» Job
Everything from the first line down to the line containing "(ansT) at (752,755)" is to be retyped exactly, both ends included, with pictures left out.

*** Data excerpt ***

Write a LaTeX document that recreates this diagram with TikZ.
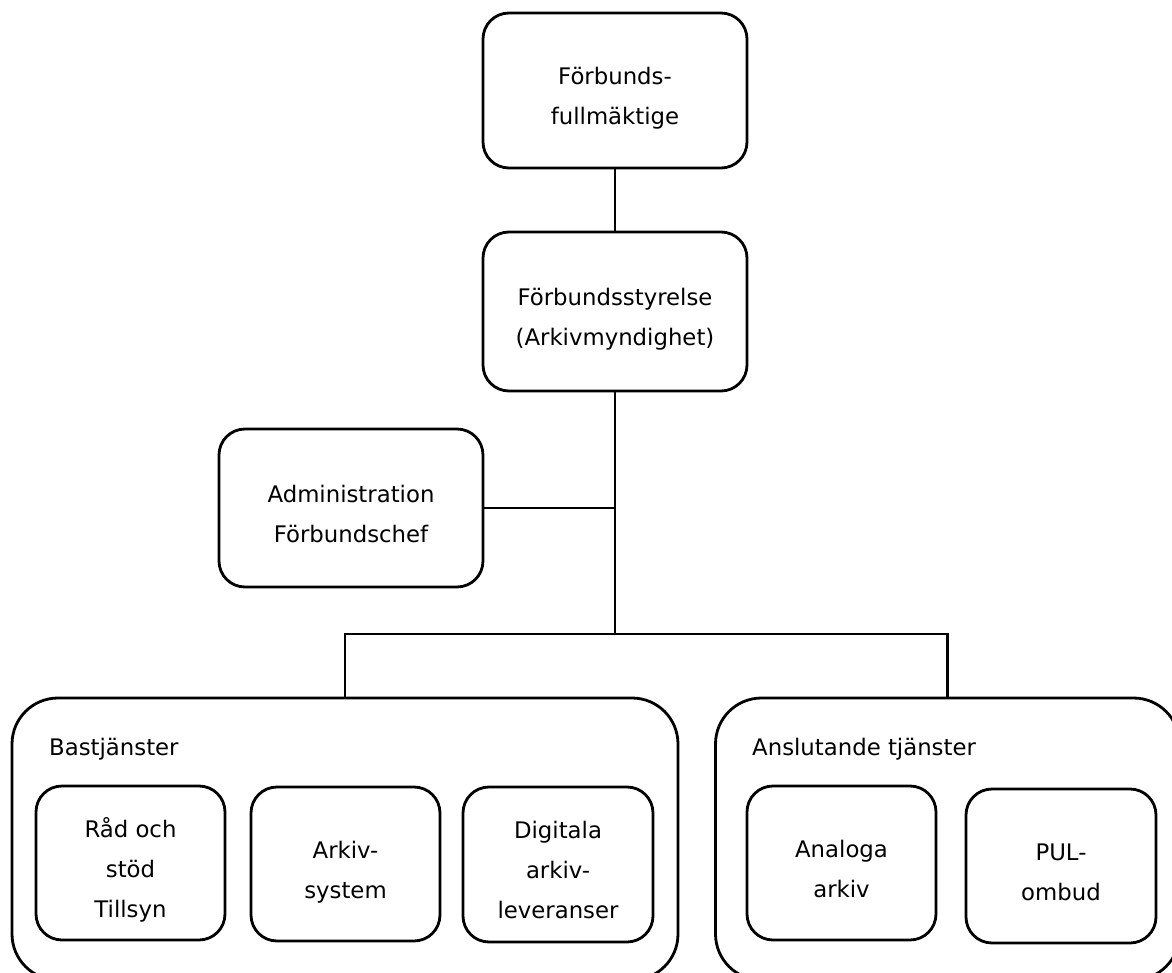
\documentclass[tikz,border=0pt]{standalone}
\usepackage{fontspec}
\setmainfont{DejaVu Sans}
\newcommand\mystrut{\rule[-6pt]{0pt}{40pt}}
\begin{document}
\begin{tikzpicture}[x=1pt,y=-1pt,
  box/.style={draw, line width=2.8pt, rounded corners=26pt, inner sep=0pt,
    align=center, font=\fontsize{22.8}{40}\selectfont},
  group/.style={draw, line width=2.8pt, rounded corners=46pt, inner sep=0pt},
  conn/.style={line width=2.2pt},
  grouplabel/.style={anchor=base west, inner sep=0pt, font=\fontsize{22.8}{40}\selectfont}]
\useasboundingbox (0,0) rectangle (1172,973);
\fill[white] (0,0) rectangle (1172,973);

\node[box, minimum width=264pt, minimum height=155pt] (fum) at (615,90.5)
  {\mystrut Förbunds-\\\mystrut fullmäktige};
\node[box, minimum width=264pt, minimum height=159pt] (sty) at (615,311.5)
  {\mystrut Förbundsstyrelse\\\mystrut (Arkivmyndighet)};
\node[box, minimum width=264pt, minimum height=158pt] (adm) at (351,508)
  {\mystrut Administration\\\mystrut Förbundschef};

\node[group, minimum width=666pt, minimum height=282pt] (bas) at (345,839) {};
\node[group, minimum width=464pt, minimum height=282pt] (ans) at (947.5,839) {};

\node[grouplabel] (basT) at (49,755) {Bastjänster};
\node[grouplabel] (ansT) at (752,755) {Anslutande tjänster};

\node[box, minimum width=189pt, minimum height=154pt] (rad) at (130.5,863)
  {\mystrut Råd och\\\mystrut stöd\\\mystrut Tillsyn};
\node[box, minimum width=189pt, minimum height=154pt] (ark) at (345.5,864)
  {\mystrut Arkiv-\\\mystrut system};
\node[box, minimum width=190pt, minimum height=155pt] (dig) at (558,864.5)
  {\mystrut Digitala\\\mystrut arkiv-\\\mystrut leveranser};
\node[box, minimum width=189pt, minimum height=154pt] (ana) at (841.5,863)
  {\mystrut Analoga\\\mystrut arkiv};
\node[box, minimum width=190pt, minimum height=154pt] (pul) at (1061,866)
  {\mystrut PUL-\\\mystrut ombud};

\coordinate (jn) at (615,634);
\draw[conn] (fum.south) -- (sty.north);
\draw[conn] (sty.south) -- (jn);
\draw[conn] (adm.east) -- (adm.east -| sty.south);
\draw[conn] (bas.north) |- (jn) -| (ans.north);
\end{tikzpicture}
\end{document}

***

» Problem solution
Write a LaTeX document that recreates this diagram with TikZ.
\documentclass[tikz,border=0pt]{standalone}
\usepackage{fontspec}
\setmainfont{DejaVu Sans}
\newcommand\mystrut{\rule[-6pt]{0pt}{40pt}}
\begin{document}
\begin{tikzpicture}[x=1pt,y=-1pt,
  box/.style={draw, line width=2.8pt, rounded corners=26pt, inner sep=0pt,
    align=center, font=\fontsize{22.8}{40}\selectfont},
  group/.style={draw, line width=2.8pt, rounded corners=46pt, inner sep=0pt},
  conn/.style={line width=2.2pt},
  grouplabel/.style={anchor=base west, inner sep=0pt, font=\fontsize{22.8}{40}\selectfont}]
\useasboundingbox (0,0) rectangle (1172,973);
\fill[white] (0,0) rectangle (1172,973);

\node[box, minimum width=264pt, minimum height=155pt] (fum) at (615,90.5)
  {\mystrut Förbunds-\\\mystrut fullmäktige};
\node[box, minimum width=264pt, minimum height=159pt] (sty) at (615,311.5)
  {\mystrut Förbundsstyrelse\\\mystrut (Arkivmyndighet)};
\node[box, minimum width=264pt, minimum height=158pt] (adm) at (351,508)
  {\mystrut Administration\\\mystrut Förbundschef};

\node[group, minimum width=666pt, minimum height=282pt] (bas) at (345,839) {};
\node[group, minimum width=464pt, minimum height=282pt] (ans) at (947.5,839) {};

\node[grouplabel] (basT) at (49,755) {Bastjänster};
\node[grouplabel] (ansT) at (752,755) {Anslutande tjänster};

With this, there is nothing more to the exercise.